**TO BE DONE:** Give back the full listing verbatim, apart from its images.
>> BEGIN STORED DATA
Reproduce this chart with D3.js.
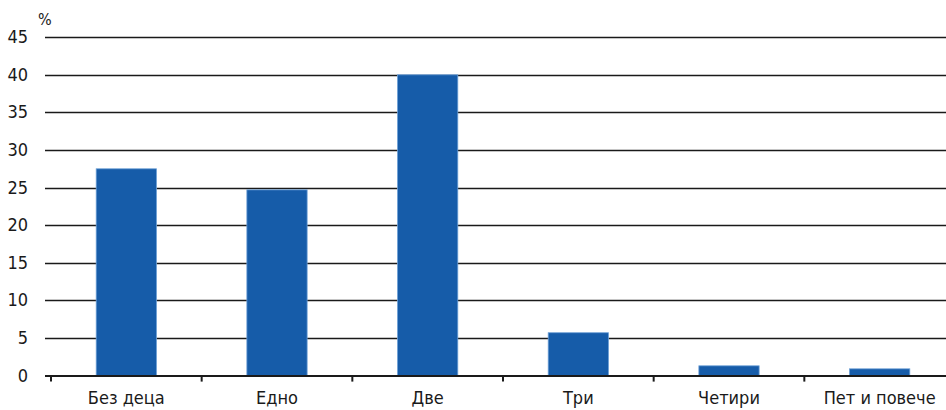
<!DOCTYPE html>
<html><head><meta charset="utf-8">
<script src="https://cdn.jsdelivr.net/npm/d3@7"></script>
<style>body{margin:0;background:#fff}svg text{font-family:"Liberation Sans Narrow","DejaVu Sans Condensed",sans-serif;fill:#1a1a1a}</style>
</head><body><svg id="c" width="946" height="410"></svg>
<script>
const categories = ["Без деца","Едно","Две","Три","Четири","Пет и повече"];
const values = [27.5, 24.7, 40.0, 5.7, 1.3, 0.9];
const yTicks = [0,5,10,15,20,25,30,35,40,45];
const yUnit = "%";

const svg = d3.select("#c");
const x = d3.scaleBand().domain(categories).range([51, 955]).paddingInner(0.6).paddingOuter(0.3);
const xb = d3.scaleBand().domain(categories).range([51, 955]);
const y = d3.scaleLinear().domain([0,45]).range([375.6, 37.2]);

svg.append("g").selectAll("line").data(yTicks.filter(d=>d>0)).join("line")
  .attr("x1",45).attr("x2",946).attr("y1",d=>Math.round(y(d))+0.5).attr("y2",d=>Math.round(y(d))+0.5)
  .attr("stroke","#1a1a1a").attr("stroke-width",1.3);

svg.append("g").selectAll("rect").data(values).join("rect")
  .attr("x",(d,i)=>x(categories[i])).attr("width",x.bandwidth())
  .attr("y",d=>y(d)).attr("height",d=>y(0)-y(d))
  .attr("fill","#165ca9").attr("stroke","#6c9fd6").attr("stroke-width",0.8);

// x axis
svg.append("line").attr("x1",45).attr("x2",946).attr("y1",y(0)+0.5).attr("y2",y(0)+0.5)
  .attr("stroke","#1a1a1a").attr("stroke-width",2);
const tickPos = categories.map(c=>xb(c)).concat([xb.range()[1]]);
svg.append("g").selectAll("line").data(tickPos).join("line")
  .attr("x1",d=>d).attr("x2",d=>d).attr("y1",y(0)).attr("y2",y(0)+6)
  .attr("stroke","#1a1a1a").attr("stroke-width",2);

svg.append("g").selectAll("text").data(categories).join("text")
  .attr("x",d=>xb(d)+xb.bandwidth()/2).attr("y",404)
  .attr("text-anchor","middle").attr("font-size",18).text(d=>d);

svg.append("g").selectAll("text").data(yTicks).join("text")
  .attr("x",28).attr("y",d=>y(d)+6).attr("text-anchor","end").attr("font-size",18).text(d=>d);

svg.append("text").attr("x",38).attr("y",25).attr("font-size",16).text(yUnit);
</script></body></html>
>> END STORED DATA
**REPLY:**
Reproduce this chart with D3.js.
<!DOCTYPE html>
<html><head><meta charset="utf-8">
<script src="https://cdn.jsdelivr.net/npm/d3@7"></script>
<style>body{margin:0;background:#fff}svg text{font-family:"Liberation Sans Narrow","DejaVu Sans Condensed",sans-serif;fill:#1a1a1a}</style>
</head><body><svg id="c" width="946" height="410"></svg>
<script>
const categories = ["Без деца","Едно","Две","Три","Четири","Пет и повече"];
const values = [27.5, 24.7, 40.0, 5.7, 1.3, 0.9];
const yTicks = [0,5,10,15,20,25,30,35,40,45];
const yUnit = "%";

const svg = d3.select("#c");
const x = d3.scaleBand().domain(categories).range([51, 955]).paddingInner(0.6).paddingOuter(0.3);
const xb = d3.scaleBand().domain(categories).range([51, 955]);
const y = d3.scaleLinear().domain([0,45]).range([375.6, 37.2]);

svg.append("g").selectAll("line").data(yTicks.filter(d=>d>0)).join("line")
  .attr("x1",45).attr("x2",946).attr("y1",d=>Math.round(y(d))+0.5).attr("y2",d=>Math.round(y(d))+0.5)
  .attr("stroke","#1a1a1a").attr("stroke-width",1.3);

svg.append("g").selectAll("rect").data(values).join("rect")
  .attr("x",(d,i)=>x(categories[i])).attr("width",x.bandwidth())
  .attr("y",d=>y(d)).attr("height",d=>y(0)-y(d))
  .attr("fill","#165ca9").attr("stroke","#6c9fd6").attr("stroke-width",0.8);

// x axis
svg.append("line").attr("x1",45).attr("x2",946).attr("y1",y(0)+0.5).attr("y2",y(0)+0.5)
  .attr("stroke","#1a1a1a").attr("stroke-width",2);
const tickPos = categories.map(c=>xb(c)).concat([xb.range()[1]]);
svg.append("g").selectAll("line").data(tickPos).join("line")
  .attr("x1",d=>d).attr("x2",d=>d).attr("y1",y(0)).attr("y2",y(0)+6)
  .attr("stroke","#1a1a1a").attr("stroke-width",2);

svg.append("g").selectAll("text").data(categories).join("text")
  .attr("x",d=>xb(d)+xb.bandwidth()/2).attr("y",404)
  .attr("text-anchor","middle").attr("font-size",18).text(d=>d);

svg.append("g").selectAll("text").data(yTicks).join("text")
  .attr("x",28).attr("y",d=>y(d)+6).attr("text-anchor","end").attr("font-size",18).text(d=>d);

svg.append("text").attr("x",38).attr("y",25).attr("font-size",16).text(yUnit);
</script></body></html>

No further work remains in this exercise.